地元民は知らない

 三島市内の河川一斉清掃で源兵衛川へ。ホタルやホトケドジョウのために、草などをなるべく採らないようにお願いしてまわる。

 静岡新聞連載、酒井忠康「美術本の一隅」は「エミル・ベルナール著『回想のセザンヌ』(岩波文庫」。
 1904年、著者はセザンヌ(1839〜1906年)に会いたくて画家の住むエクス(アン・プロヴァンス)の駅へ降り立った。
「しかし古風なエクスの町に着いてもセザンヌの名を誰も知らない。散々、訪ね歩いてようやく町役場で住所を教えられる。そして見かけの粗末な家の入口に立ち、呼び鈴の紐を引くのである。」
 晩年のセザンヌでさえ、地元では全く無名。昨晩、味戸ケイコさんと電話で話したのだけれど、彼女もまた(東京に住んでいるが)地元では無名に近い。どこでも、地元(出身)の名を挙げた人には、その人が生きている間は冷淡であり、無関心(を装う)らしい。三島出身の文学者大岡信についても同様だ。

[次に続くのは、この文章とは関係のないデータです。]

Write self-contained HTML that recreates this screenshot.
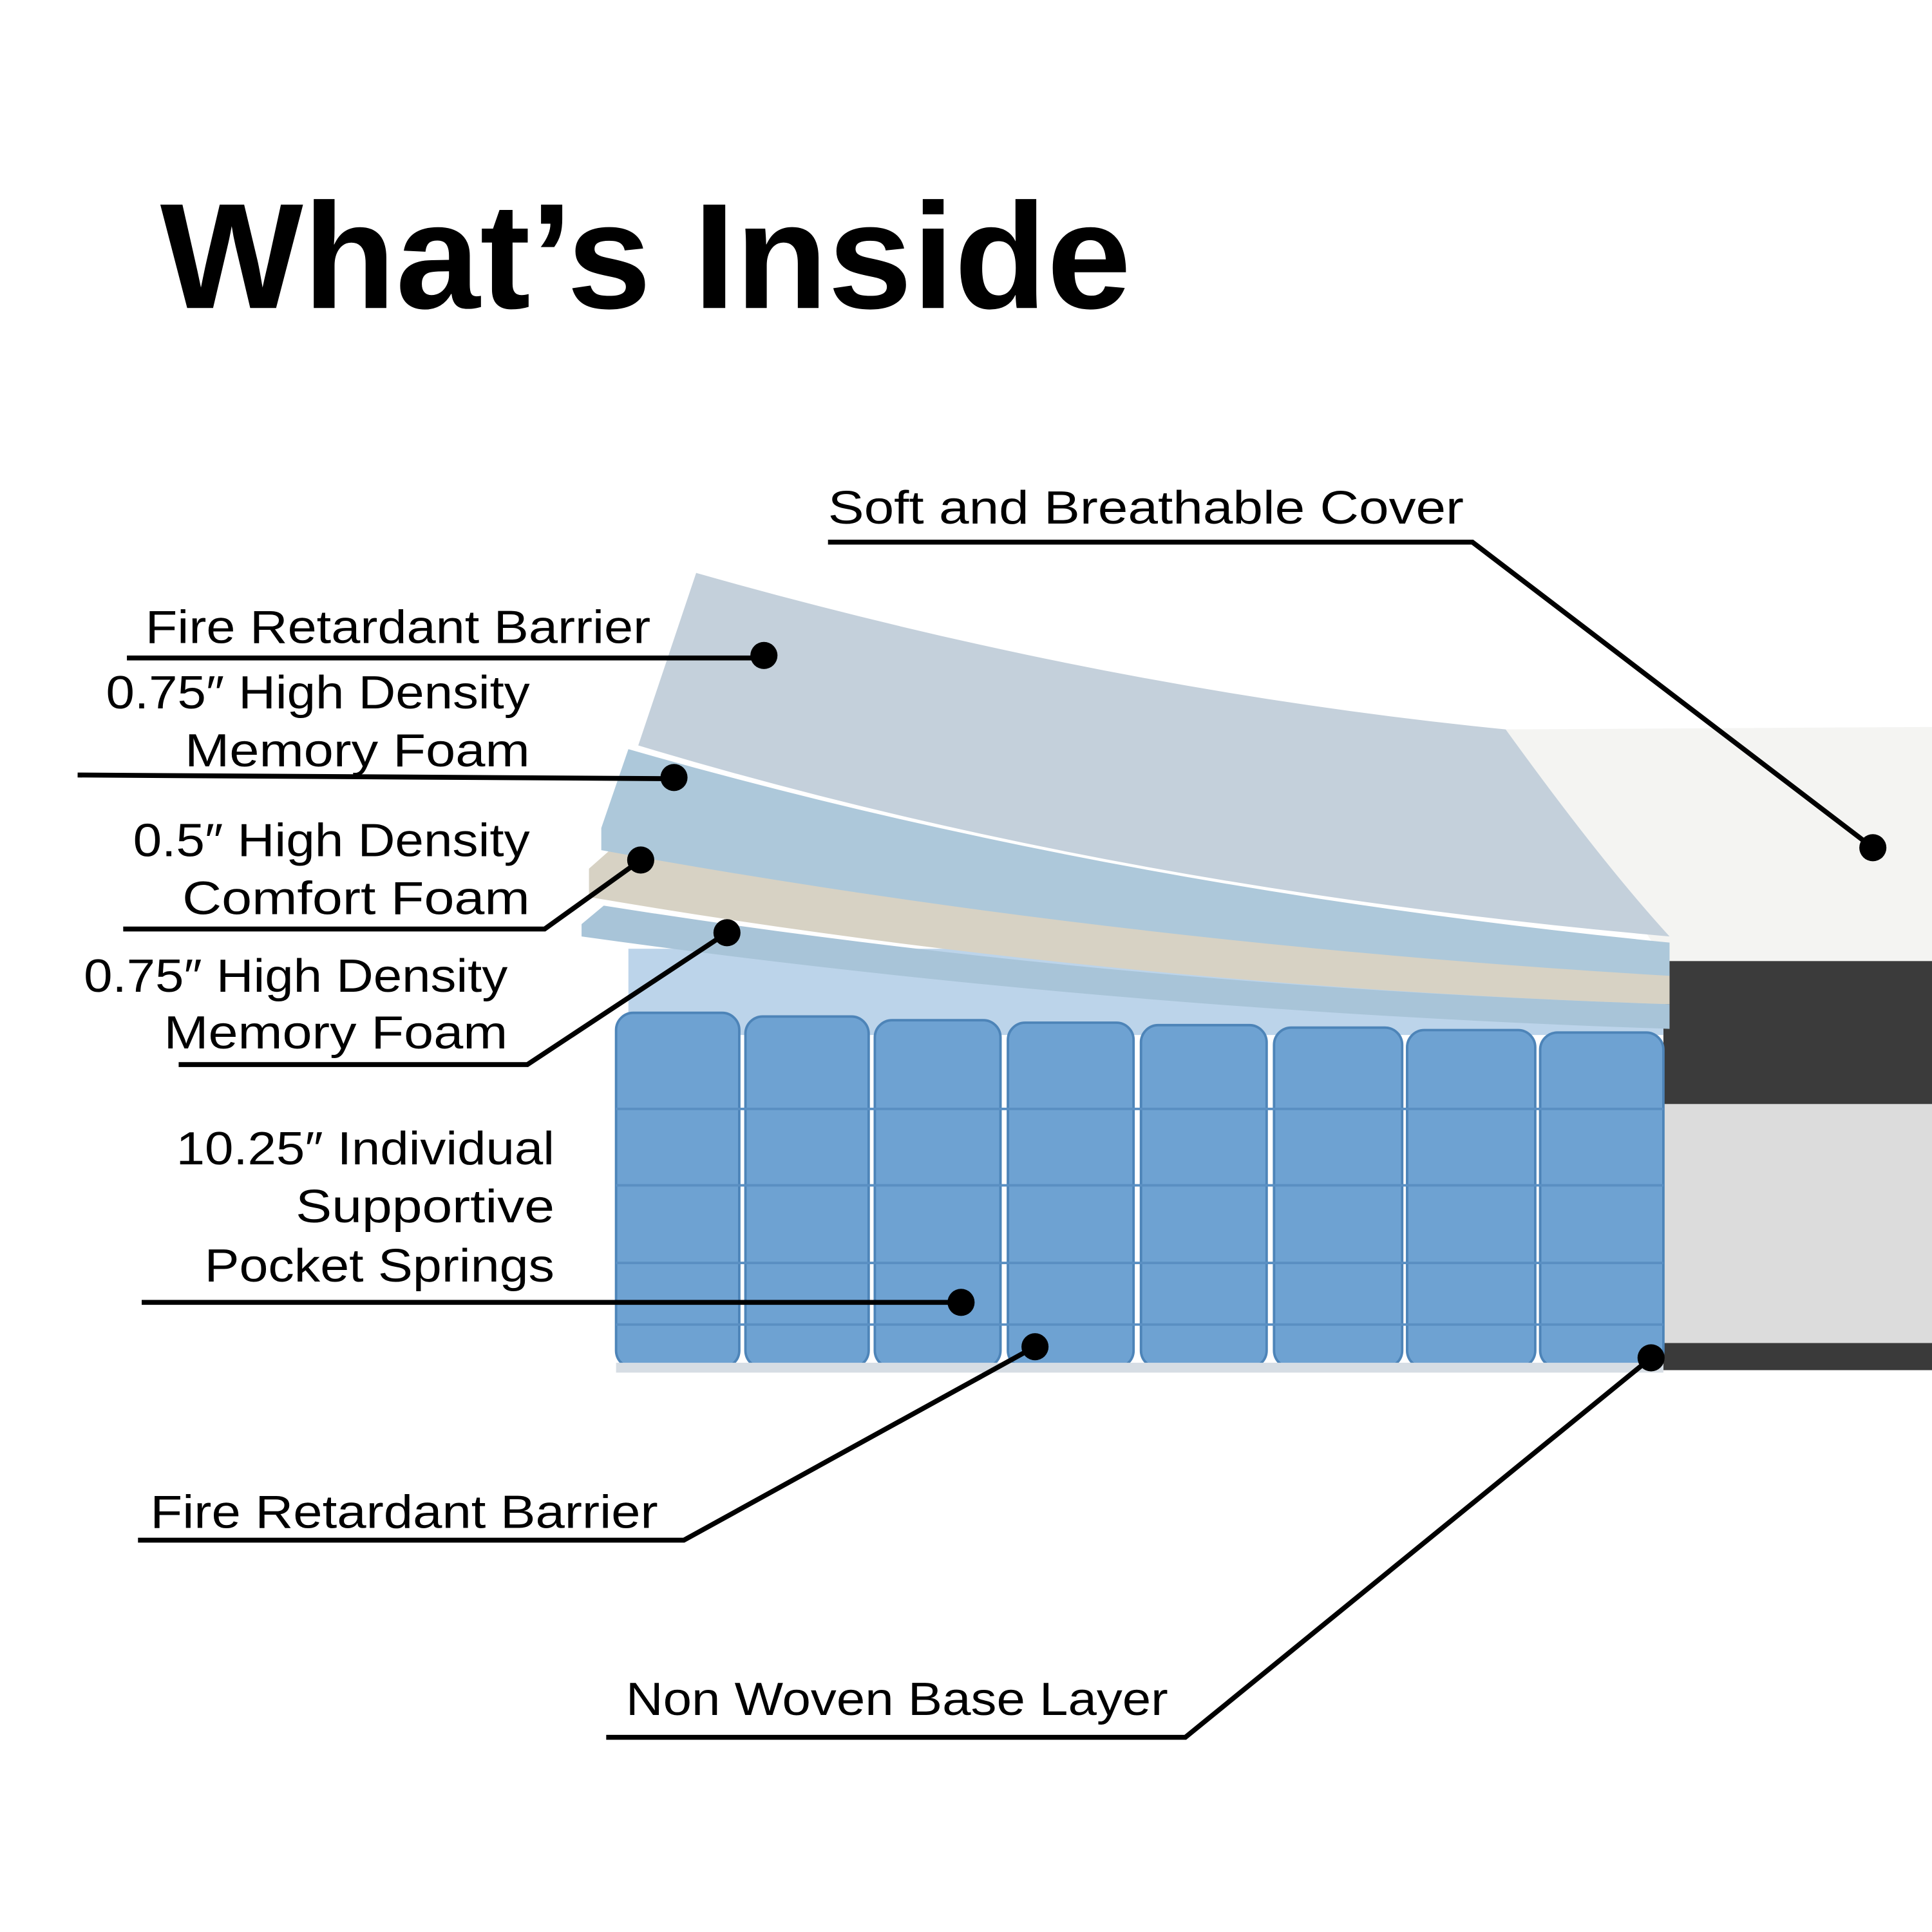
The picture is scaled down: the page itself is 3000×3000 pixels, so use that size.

 ブックオフ長泉店で三冊。岸田秀「フロイドを読む」青土社1992年7刷、村上春樹東京奇譚集」新潮社 2005年初版帯付、池田弥三郎「銀座十二章」旺文社文庫1980年初版、計315円。「東京奇譚集」は贈呈用。
 池田弥三郎「銀座十二章」、大島昭の解説から。
「『東京っ子』ということばは著者がはじめて使用したことばである。」

 本屋で本を注文したついでに岩波文庫解説目録2007年をもらう。イギリス文学の項、ラフカディオ・ヘルン「骨董」の翻訳者は平井程一。同じく「東の国から」とラフカディオ・ハーン「怪談」「心」の訳者は平井呈一。呈と程。単なる誤植なのか、改名したのか。ささいなことが気になる。別人てことはないよなあ。それにしても、品切れ絶版の多さよ。